There was a time, early in Arena’s career as national coach, when he made it all too clear that he regarded press sessions as a waste of time. He always knew more, usually much more, than the journalists he dealt with, a superiority that he had trouble disguising, and that came across as arrogance.

We don’t have an arrogant Arena any more. We have a supremely confident Arena, one who learned quickly how to suffer fools gladly, how to be serious without being threatening, how to be humorous without being sarcastic and without losing the seriousness.

Every so often, there comes an apparently careless moment of outspokenness – as last year, when he criticized the MLS for scheduling too many meaningless games. Feathers were ruffled and Arena promptly issued a masterful apology, which praised everyone who had felt slighted but left his original criticism very much intact.

This being soccer, Arena does not get a lot of television time. His latest appearance was last week, when ESPN decided to devote a few minutes at 6:45 p.m. to Arena’s announcement of his World Cup squad. Hurried and ill at ease, Arena dashed through the list of 23 names and was dismissed. Hardly a significant moment for ESPN, but for soccer it was further proof that Arena, though not yet a TV star, is in total command of the mechanics of running the national team.

How so? Because the announcement of the 23 players came nearly two weeks before FIFA’s May 15 deadline. Such is the certainty of Arena’s touch, that he felt perfectly at ease making the early announcement, the first of the 32 World Cup coaches to settle on his roster.

Again, Arena has benefited from the lack of pressure – some would say lack of interest. After he fielded what was basically a second-string American team that got wiped out 4-1 by Germany in March, Arena blithely admitted it was a mistake to schedule the game. No withering criticism followed, no one called for his head to roll. The road to Germany ’06 has been a pretty smooth one. There has been no drawn out bickering over rival candidates for the World Cup team, such as the Germans staged in arguing over the relative merits of goalkeepers Jens Lehmann and Oliver Kahn. There were no demonstrations over the dropping of a favored player, as happened in Mexico when coach Ricardo La Volpe left Cuauhtemoc Blanco off his preliminary list.

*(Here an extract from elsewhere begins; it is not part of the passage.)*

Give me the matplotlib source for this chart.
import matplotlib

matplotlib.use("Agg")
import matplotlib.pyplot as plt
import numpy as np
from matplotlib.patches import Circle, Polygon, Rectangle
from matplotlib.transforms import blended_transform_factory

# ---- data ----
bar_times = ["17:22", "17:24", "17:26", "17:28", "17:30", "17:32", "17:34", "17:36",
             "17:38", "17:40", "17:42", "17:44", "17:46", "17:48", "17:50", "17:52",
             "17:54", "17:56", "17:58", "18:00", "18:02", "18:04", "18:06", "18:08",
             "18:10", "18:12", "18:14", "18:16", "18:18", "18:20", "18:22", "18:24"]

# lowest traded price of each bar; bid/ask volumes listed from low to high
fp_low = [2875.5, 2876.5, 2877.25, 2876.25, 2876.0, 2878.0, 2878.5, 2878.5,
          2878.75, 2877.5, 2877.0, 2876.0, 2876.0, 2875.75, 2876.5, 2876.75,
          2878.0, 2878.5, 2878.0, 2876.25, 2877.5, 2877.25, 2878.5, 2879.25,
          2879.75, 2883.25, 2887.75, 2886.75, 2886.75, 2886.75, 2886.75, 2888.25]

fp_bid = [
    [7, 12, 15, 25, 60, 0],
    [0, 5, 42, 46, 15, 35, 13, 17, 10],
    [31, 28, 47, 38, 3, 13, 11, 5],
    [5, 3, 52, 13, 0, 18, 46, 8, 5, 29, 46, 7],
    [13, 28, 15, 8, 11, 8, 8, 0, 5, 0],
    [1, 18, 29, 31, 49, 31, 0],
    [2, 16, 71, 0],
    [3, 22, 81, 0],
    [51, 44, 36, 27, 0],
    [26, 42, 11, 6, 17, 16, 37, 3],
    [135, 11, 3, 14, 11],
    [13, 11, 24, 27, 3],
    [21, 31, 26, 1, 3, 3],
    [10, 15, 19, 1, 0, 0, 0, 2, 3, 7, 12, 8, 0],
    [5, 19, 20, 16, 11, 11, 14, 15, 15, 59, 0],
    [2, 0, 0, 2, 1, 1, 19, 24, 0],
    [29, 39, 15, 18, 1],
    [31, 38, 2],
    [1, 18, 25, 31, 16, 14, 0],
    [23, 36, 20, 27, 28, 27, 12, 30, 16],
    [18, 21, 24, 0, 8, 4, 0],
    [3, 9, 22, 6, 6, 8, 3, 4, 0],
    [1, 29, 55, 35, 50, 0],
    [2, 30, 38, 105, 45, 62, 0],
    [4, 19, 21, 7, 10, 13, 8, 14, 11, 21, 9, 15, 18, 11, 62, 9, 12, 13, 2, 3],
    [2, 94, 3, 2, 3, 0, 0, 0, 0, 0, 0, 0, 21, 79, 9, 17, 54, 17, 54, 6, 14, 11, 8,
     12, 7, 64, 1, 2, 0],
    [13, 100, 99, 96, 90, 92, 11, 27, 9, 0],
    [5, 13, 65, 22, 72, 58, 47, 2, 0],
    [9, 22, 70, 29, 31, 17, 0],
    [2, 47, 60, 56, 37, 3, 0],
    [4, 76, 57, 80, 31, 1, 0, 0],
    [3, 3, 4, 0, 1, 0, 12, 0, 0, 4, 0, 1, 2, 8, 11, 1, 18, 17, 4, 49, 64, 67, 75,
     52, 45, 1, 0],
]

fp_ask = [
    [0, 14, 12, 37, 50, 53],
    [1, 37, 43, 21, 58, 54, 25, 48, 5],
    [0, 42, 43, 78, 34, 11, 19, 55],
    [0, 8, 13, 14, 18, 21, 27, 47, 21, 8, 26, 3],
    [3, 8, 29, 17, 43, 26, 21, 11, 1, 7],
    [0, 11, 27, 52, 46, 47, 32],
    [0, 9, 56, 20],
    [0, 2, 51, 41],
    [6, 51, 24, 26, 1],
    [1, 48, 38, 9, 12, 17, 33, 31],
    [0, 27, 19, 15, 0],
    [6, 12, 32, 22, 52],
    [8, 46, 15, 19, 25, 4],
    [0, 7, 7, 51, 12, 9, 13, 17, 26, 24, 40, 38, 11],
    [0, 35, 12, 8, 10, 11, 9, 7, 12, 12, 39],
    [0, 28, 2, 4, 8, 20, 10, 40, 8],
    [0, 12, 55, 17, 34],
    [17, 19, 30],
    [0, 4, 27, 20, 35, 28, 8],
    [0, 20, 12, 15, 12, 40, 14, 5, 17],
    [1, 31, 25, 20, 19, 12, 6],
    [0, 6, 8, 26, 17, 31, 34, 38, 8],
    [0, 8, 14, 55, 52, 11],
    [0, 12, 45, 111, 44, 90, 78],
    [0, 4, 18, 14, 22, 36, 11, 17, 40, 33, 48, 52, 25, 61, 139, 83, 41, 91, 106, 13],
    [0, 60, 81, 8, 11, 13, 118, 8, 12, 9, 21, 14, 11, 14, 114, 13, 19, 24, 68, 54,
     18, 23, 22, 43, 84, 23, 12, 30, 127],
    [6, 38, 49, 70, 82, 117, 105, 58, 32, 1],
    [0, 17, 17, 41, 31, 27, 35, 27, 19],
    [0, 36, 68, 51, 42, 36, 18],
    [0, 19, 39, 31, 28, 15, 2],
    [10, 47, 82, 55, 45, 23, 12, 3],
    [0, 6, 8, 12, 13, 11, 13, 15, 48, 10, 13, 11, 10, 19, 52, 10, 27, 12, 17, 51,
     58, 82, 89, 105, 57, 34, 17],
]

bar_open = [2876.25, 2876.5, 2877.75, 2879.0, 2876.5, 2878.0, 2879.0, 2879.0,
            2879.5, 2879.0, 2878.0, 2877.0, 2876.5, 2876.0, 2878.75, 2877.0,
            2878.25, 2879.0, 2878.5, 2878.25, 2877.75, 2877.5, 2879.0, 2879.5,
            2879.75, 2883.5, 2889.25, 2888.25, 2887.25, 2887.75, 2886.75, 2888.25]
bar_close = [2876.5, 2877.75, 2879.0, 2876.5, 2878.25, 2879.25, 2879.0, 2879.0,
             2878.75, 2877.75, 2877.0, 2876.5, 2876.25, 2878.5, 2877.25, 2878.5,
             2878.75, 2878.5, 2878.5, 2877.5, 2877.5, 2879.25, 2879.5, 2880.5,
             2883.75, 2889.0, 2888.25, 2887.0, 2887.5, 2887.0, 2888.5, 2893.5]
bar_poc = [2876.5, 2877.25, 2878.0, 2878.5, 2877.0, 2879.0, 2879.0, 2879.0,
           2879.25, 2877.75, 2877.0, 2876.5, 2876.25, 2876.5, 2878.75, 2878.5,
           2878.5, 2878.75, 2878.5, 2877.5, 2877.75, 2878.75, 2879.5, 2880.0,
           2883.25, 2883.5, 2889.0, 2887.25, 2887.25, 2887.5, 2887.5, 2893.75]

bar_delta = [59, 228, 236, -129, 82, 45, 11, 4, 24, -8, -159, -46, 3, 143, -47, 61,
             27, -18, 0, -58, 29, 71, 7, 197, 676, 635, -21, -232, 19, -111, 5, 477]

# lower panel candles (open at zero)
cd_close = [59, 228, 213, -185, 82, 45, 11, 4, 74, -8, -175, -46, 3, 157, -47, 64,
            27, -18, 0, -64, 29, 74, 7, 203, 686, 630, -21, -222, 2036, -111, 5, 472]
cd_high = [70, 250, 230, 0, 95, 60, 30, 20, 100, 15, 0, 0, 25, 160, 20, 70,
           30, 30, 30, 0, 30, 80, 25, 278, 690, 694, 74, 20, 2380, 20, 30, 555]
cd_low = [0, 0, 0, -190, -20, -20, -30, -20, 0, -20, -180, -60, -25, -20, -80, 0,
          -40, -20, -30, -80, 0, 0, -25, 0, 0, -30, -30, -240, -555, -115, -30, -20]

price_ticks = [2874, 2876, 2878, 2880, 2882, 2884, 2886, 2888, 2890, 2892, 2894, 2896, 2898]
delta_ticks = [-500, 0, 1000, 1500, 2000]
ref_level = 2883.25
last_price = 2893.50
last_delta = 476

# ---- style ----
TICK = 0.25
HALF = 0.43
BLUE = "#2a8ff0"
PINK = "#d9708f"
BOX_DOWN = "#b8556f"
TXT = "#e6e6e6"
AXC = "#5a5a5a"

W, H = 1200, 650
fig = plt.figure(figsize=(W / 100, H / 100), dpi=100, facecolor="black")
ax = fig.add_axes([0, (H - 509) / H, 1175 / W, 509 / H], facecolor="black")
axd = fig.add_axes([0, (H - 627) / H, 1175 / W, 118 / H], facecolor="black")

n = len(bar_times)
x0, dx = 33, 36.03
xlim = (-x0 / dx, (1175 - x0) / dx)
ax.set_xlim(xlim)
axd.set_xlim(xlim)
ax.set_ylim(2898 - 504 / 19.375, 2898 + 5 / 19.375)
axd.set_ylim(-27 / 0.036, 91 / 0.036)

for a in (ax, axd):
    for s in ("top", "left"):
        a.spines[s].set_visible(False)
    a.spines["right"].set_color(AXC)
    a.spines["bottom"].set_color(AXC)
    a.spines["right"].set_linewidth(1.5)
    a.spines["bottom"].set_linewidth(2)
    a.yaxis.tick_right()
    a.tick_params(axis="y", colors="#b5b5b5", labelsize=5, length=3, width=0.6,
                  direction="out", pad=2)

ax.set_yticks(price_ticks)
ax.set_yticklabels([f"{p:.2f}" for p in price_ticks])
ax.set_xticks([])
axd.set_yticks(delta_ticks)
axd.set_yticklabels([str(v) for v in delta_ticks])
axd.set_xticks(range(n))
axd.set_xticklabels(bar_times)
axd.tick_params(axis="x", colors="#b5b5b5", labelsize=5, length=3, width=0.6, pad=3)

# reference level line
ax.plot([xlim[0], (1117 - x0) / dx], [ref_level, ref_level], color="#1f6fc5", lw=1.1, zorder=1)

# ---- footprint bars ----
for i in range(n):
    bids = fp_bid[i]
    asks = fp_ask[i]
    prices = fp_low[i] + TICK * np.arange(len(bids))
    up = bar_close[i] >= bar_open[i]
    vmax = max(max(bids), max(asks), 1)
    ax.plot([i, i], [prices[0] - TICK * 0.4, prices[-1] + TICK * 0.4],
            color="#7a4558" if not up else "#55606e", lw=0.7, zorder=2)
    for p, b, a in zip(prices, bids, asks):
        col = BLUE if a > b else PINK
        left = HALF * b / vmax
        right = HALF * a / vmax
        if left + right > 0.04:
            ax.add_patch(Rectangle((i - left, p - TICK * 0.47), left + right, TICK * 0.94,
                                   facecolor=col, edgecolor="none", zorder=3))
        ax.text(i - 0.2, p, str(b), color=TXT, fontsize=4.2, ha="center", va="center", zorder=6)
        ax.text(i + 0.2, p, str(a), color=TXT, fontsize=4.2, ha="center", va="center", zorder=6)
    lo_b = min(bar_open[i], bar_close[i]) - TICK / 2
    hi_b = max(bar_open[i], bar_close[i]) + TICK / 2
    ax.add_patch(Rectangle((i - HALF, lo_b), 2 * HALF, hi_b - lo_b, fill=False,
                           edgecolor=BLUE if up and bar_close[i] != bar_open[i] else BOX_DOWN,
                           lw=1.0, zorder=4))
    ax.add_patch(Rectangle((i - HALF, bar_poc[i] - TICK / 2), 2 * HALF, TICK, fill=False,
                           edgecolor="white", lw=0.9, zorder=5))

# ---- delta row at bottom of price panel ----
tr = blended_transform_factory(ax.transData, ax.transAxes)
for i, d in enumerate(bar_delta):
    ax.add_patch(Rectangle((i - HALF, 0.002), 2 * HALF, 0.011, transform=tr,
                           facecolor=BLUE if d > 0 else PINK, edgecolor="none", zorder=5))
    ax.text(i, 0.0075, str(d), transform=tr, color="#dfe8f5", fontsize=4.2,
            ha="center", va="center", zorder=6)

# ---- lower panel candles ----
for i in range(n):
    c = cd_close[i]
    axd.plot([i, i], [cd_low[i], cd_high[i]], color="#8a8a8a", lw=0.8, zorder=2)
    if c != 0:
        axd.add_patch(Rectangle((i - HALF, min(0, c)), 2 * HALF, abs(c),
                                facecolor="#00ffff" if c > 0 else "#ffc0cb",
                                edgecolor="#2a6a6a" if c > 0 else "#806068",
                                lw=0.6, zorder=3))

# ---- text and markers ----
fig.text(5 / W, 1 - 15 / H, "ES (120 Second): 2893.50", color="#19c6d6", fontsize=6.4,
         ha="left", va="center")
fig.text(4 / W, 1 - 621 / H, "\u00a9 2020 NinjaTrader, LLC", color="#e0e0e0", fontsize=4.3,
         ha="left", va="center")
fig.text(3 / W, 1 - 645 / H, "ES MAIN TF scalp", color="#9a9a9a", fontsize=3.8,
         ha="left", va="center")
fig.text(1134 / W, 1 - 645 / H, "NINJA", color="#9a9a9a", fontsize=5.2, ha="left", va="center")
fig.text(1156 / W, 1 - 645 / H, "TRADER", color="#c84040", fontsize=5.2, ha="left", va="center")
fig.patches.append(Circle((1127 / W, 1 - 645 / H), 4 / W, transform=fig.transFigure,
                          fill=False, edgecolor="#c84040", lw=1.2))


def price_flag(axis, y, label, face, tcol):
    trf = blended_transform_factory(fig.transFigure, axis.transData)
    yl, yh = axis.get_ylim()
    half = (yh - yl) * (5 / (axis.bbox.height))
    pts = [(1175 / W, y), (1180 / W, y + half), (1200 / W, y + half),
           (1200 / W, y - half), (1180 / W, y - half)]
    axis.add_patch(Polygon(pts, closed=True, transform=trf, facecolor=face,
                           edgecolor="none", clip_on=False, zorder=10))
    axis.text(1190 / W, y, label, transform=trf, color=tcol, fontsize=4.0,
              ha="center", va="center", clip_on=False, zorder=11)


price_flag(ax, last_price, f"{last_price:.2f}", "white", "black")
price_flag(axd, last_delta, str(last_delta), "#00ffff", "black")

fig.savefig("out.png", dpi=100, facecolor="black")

Arena did spring a couple of surprises: defender Greg Berhalter didn’t make it, the younger Jimmy Conrad did; more controversially, Brian Ching was preferred up front to Taylor Twellman. A polite banner reading “Why Not Taylor?” at Saturday’s New England Revs’ home game was about as torrid as the criticism got.

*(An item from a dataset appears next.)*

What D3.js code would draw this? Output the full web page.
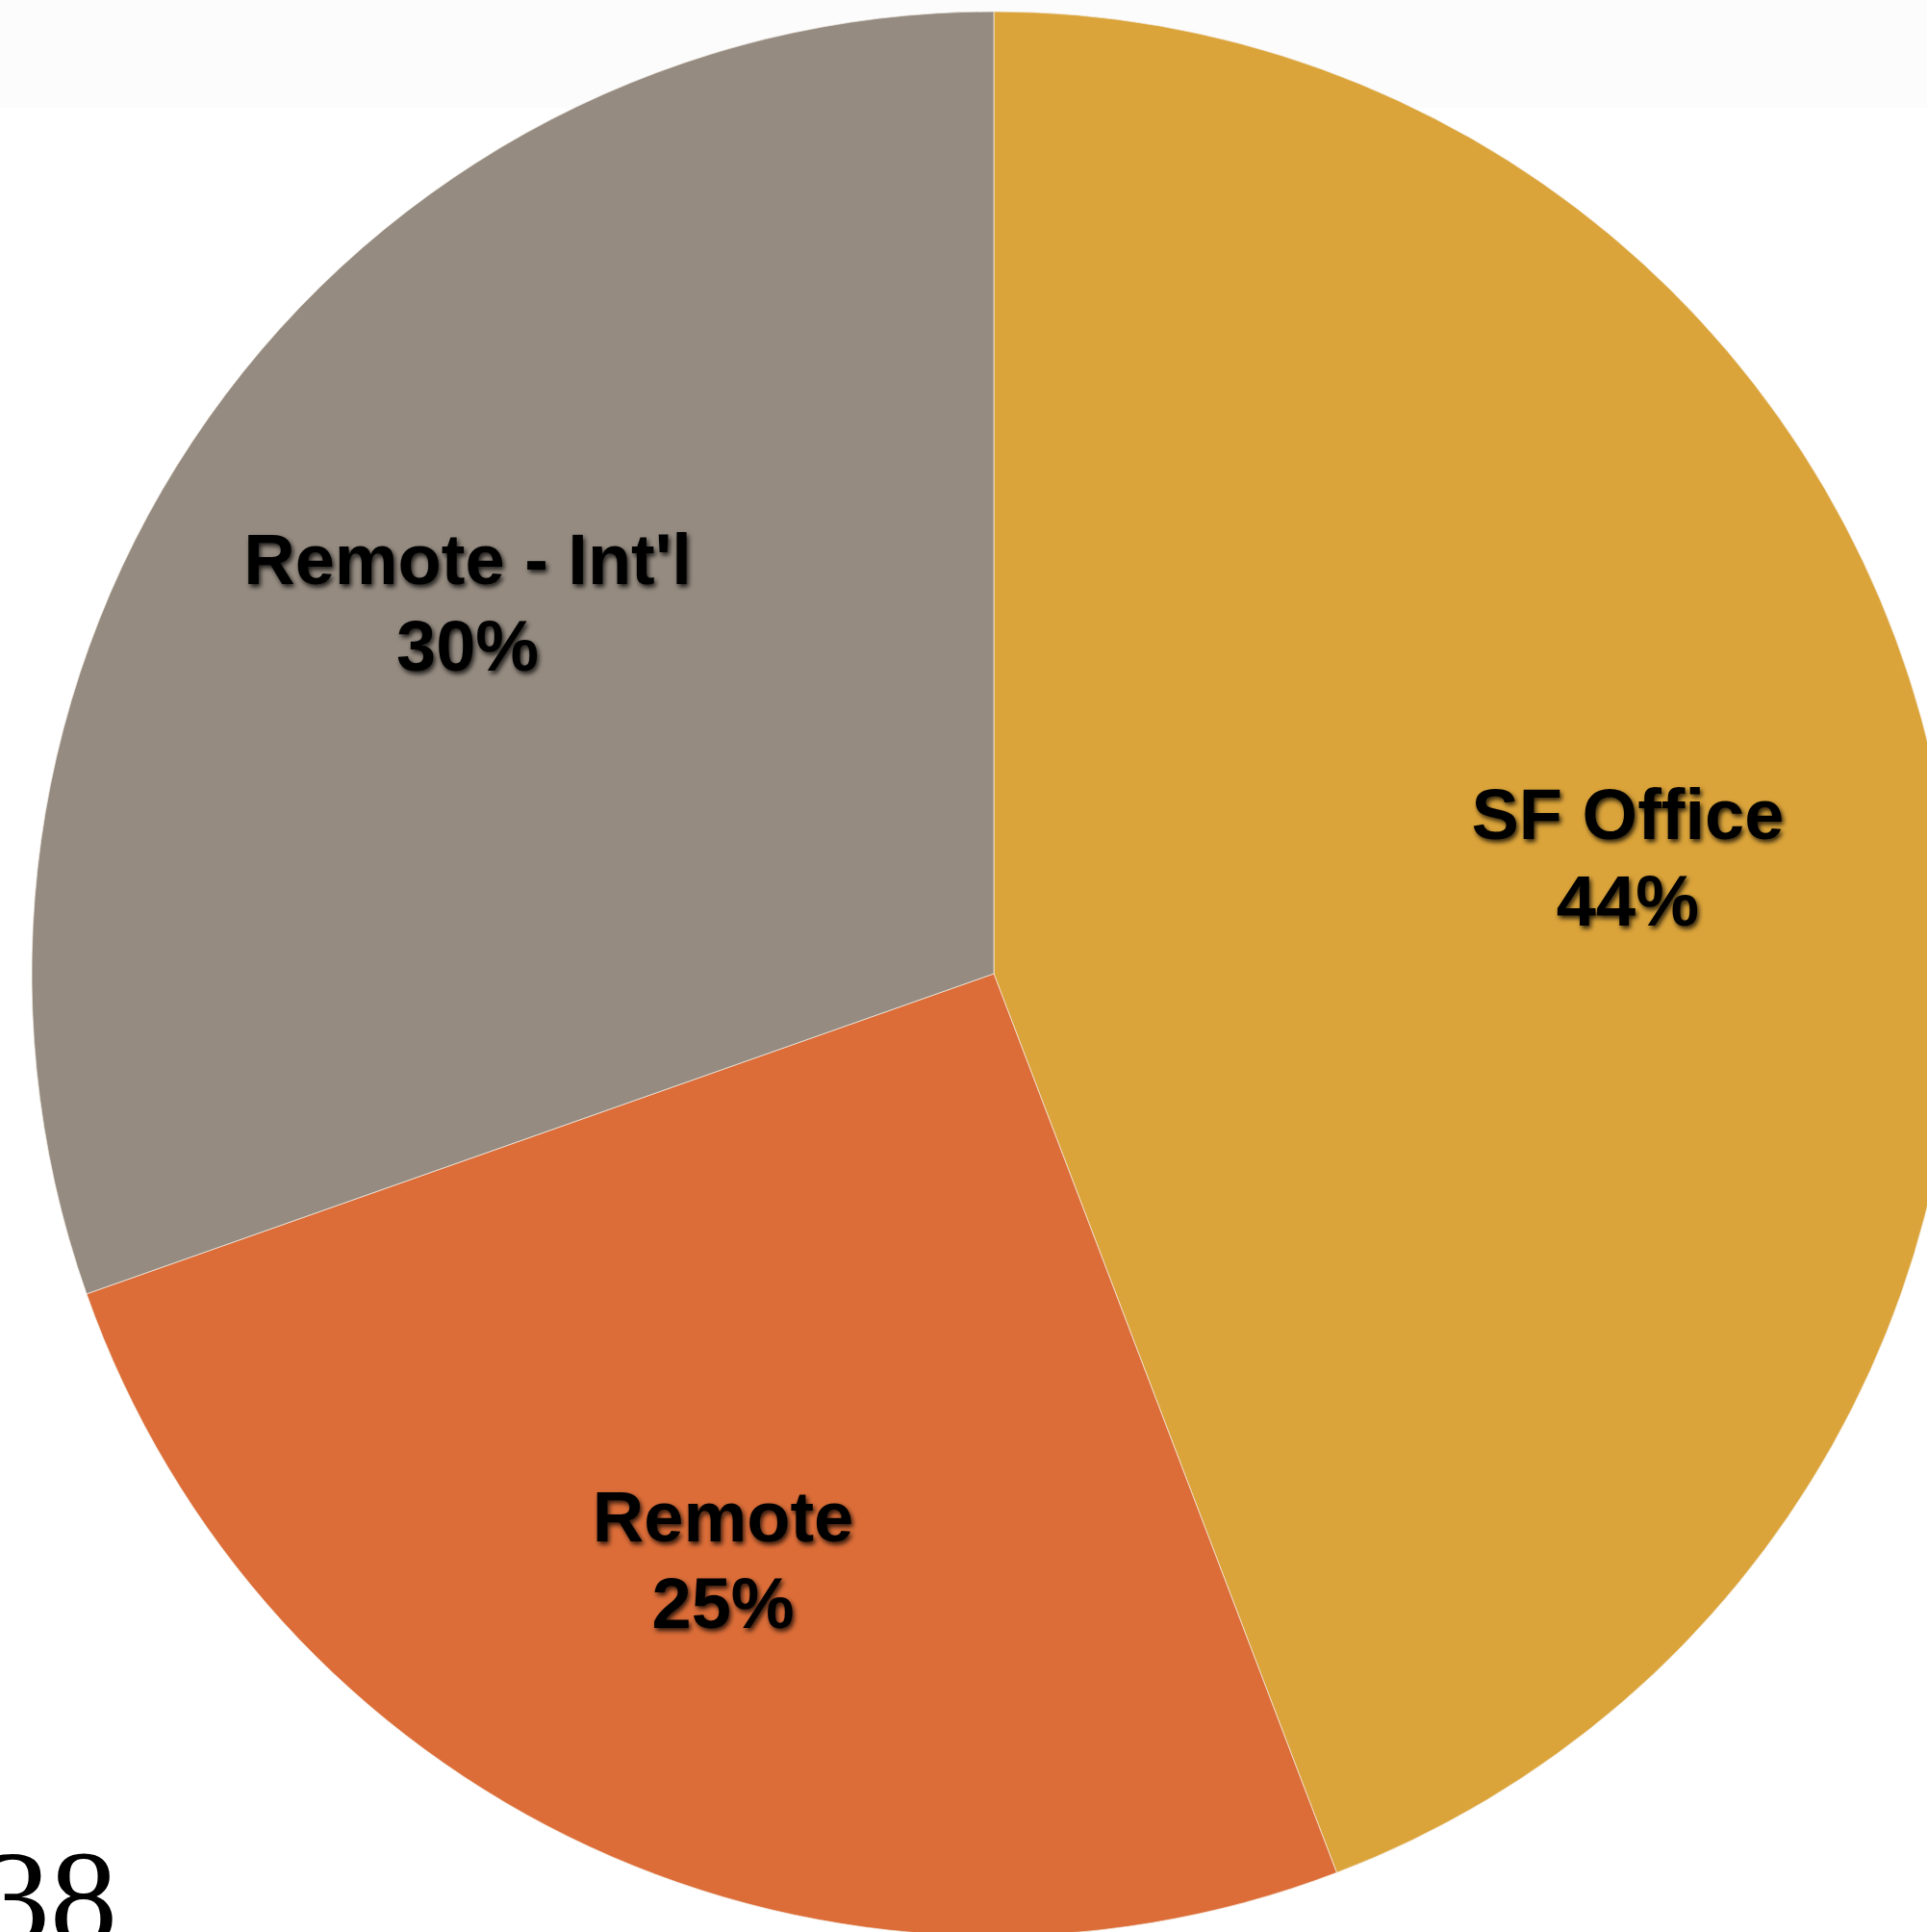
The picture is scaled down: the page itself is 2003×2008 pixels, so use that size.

And nobody got too upset when Arena’s rush to publish went awry within 24 hours when wingback Frankie Hej duk was found to be injured and had to be replaced by Chris Albright.

Nor was there an uproar when Arena ruled that the Americans’ base in Germany would be the Park Hyatt Hotel on the busiest shopping street in downtown Hamburg. Considering that the American team is thought to be one of the tournament’s biggest potential terrorism targets, this cannot have been to the delight of the German security forces. But Arena got his way.

One thing Arena’s team does have in common with virtually all the World Cup teams is that the majority of its players play their club soccer in Europe. This is the overwhelming truth of the world game in 2006. Of the 32 World Cup qualifiers, only Saudi Arabia is likely to bring a squad whose players are all with domestic clubs. Ivory Coast is at the other extreme, where all of its likely picks play in Europe.

Brazil and Argentina will probably not have more than four home-based players between them. Brazil coach Carlos Alberto Parreira has not yet announced his full squad, but he has stated that the team taking the field for its opening game against Croatia will be the same as that which played in the last qualifying game – which means 11 Europe-based starters. It will probably be the same for Australia, which has more than 30 of its best players with European clubs.

But America, Arena’s America that is, has avoided the extremes. Thirteen – maybe that should be “only 13” – of the American squad play in Europe. For the Americans’ first game on June 12, against Ghana, a likely 4-4-2 starting team would be: Kasey Keller; Steve Cherundolo, Eddie Pope, Oguchi Onyewu, Eddie Lewis; Pablo Mastroeni, Landon Donovan, Claudio Reyna, DaMarcus Beasley; Brian McBride, and Josh Wolff.

That would mean five domestic MLS players plus seven Euros, a balance of sorts that seems to reflect Arena’s remarkable ability to do things a little differently from everyone else. So far it has worked like a charm.